Ancient Reindeer Hunters Fished Ice Age Lakes   Live Science - March 10, 2013
Scientists have unearthed six fishhooks, the oldest of which was made from a 19,000-year-old mammoth tusk. Hunters of ice age reindeer around 12,300 years ago likely left the fishhooks, along with mammal and fish bones, in an open field in what is now Wustermark, Germany. The fishhooks, which are the oldest found in Europe, suggests humans developed fishing tools earlier than previously thought, probably to catch fast-moving fish that appeared in lakes as the climate warmed.

Humble moss helped to cool Earth and spurred on life   BBC - February 2, 2012
Primitive moss-like plants could have triggered the cooling of the Earth some 470 million years ago, say researchers. A study published in Nature Geoscience may help explain why temperatures gradually began to fall, culminating in a series of "mini ice ages". Until now it had been thought that the process of global cooling began 100 million years later, when larger plants and trees emerged. The simple plants' interactions with rocks are believed to be the cause. The humble moss has created the climate which we enjoy today.

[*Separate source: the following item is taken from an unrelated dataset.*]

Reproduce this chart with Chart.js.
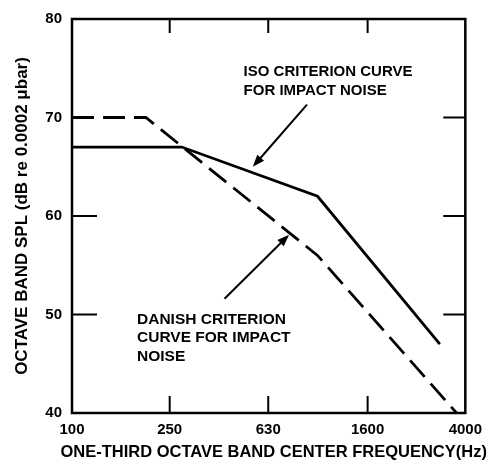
<!DOCTYPE html>
<html>
<head>
<meta charset="utf-8">
<script src="https://cdn.jsdelivr.net/npm/chart.js@4/dist/chart.umd.min.js"></script>
<style>
html,body{margin:0;padding:0;background:#fff;}
#wrap{width:490px;height:467px;position:relative;}
</style>
</head>
<body>
<div id="wrap"><canvas id="c" width="490" height="467"></canvas></div>
<script>
// ---- data ----
const isoFreq = [100, 280, 1000, 3150];
const isoLevel = [67, 67, 62, 47];
const danishFreq = [100, 200, 1000, 4000];
const danishLevel = [70, 70, 56, 39];
const xTickValues = [100, 250, 630, 1600, 4000];
const yTickValues = [40, 50, 60, 70, 80];
const leftMarks = [60, 50];
const rightMarks = [70, 60, 50];
const topMarks = [250, 630, 1600];
const bottomMarks = [250, 630, 1600];
const xTitle = 'ONE-THIRD OCTAVE BAND CENTER FREQUENCY(Hz)';
const yTitle = 'OCTAVE BAND SPL (dB re 0.0002 μbar)';
const isoNote = ["ISO CRITERION CURVE", "FOR IMPACT NOISE"];
const danishNote = ["DANISH CRITERION", "CURVE FOR IMPACT", "NOISE"];
// annotation anchors in data space [freq, dB]
const isoNoteAt = [500, 74.6];
const isoArrow = [[906, 71.3], [545, 65.0]];
const danishNoteAt = [184, 49.5];
const danishArrow = [[418, 51.6], [766, 58.1]];

const FONT = "'Liberation Sans', Arial, sans-serif";

const decor = {
  id: 'decor',
  afterDatasetsDraw(chart) {
    const ctx = chart.ctx, a = chart.chartArea;
    const xs = chart.scales.x, ys = chart.scales.y;
    ctx.save();
    ctx.strokeStyle = '#000';
    ctx.lineWidth = 2.5;
    ctx.strokeRect(a.left, a.top, a.right - a.left, a.bottom - a.top);
    ctx.lineWidth = 2;
    ctx.beginPath();
    leftMarks.forEach(v => { const y = ys.getPixelForValue(v); ctx.moveTo(a.left, y); ctx.lineTo(a.left + 25, y); });
    rightMarks.forEach(v => { const y = ys.getPixelForValue(v); ctx.moveTo(a.right, y); ctx.lineTo(a.right - 22, y); });
    topMarks.forEach(v => { const x = xs.getPixelForValue(v); ctx.moveTo(x, a.top); ctx.lineTo(x, a.top + 14); });
    bottomMarks.forEach(v => { const x = xs.getPixelForValue(v); ctx.moveTo(x, a.bottom); ctx.lineTo(x, a.bottom - 17); });
    ctx.stroke();

    ctx.fillStyle = '#000';
    ctx.textBaseline = 'middle';
    // x axis title (drawn here so it may be wider than the plot, as in the reference)
    ctx.font = "bold 16.5px " + FONT;
    ctx.textAlign = 'center';
    ctx.fillText(xTitle, (a.left + a.right) / 2 + 5, a.bottom + 39);

    ctx.font = "bold 15px " + FONT;
    ctx.textAlign = 'left';
    let x0 = xs.getPixelForValue(isoNoteAt[0]), y0 = ys.getPixelForValue(isoNoteAt[1]);
    isoNote.forEach((t, i) => ctx.fillText(t, x0, y0 + i * 19));
    ctx.font = "bold 15.5px " + FONT;
    x0 = xs.getPixelForValue(danishNoteAt[0]); y0 = ys.getPixelForValue(danishNoteAt[1]);
    danishNote.forEach((t, i) => ctx.fillText(t, x0, y0 + i * 18.5));

    function arrow(p) {
      const x1 = xs.getPixelForValue(p[0][0]), y1 = ys.getPixelForValue(p[0][1]);
      const x2 = xs.getPixelForValue(p[1][0]), y2 = ys.getPixelForValue(p[1][1]);
      const ang = Math.atan2(y2 - y1, x2 - x1);
      ctx.lineWidth = 2;
      ctx.beginPath(); ctx.moveTo(x1, y1);
      ctx.lineTo(x2 - 6 * Math.cos(ang), y2 - 6 * Math.sin(ang)); ctx.stroke();
      ctx.beginPath();
      ctx.moveTo(x2, y2);
      ctx.lineTo(x2 - 12 * Math.cos(ang) + 4.5 * Math.sin(ang), y2 - 12 * Math.sin(ang) - 4.5 * Math.cos(ang));
      ctx.lineTo(x2 - 12 * Math.cos(ang) - 4.5 * Math.sin(ang), y2 - 12 * Math.sin(ang) + 4.5 * Math.cos(ang));
      ctx.closePath(); ctx.fill();
    }
    arrow(isoArrow);
    arrow(danishArrow);
    ctx.restore();
  }
};

new Chart(document.getElementById('c'), {
  type: 'line',
  data: {
    datasets: [
      {
        label: 'ISO',
        data: isoFreq.map((f, i) => ({ x: f, y: isoLevel[i] })),
        borderColor: '#000', borderWidth: 2.8, pointRadius: 0, tension: 0, fill: false
      },
      {
        label: 'Danish',
        data: danishFreq.map((f, i) => ({ x: f, y: danishLevel[i] })),
        borderColor: '#000', borderWidth: 2.8, borderDash: [22, 9], pointRadius: 0, tension: 0, fill: false
      }
    ]
  },
  options: {
    responsive: false,
    animation: false,
    devicePixelRatio: 1,
    layout: { padding: { top: 15, right: 24, left: 0, bottom: 0 } },
    plugins: { legend: { display: false }, tooltip: { enabled: false } },
    scales: {
      x: {
        type: 'logarithmic',
        min: 100, max: 4000,
        afterBuildTicks: s => { s.ticks = xTickValues.map(v => ({ value: v })); },
        afterFit: s => { s.height = 54; },
        grid: { display: false, drawTicks: false },
        border: { display: false },
        ticks: {
          color: '#000', padding: 8, maxRotation: 0, autoSkip: false,
          font: { family: FONT, size: 15, weight: 'bold' },
          callback: v => String(v)
        },
        title: { display: false }
      },
      y: {
        min: 40, max: 80,
        afterBuildTicks: s => { s.ticks = yTickValues.map(v => ({ value: v })); },
        afterFit: s => { s.width = 72; },
        grid: { display: false, drawTicks: false },
        border: { display: false },
        ticks: {
          color: '#000', padding: 10,
          font: { family: FONT, size: 15, weight: 'bold' }
        },
        title: {
          display: true, text: yTitle,
          color: '#000', font: { family: FONT, size: 17, weight: 'bold' },
          padding: { top: 12, bottom: 0 }
        }
      }
    }
  },
  plugins: [decor]
});
</script>
</body>
</html>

Scientists to Unearth Ice Age Secrets from Preserved Tree Rings   Science Daily - April 6, 2010
Oxford University is involved in a research project to unearth 30,000 year old climate records, before they are lost forever. The rings of preserved kauri trees, hidden in New Zealand's peat bogs, hold the secret to climate fluctuations spanning back to the end of the last Ice Age.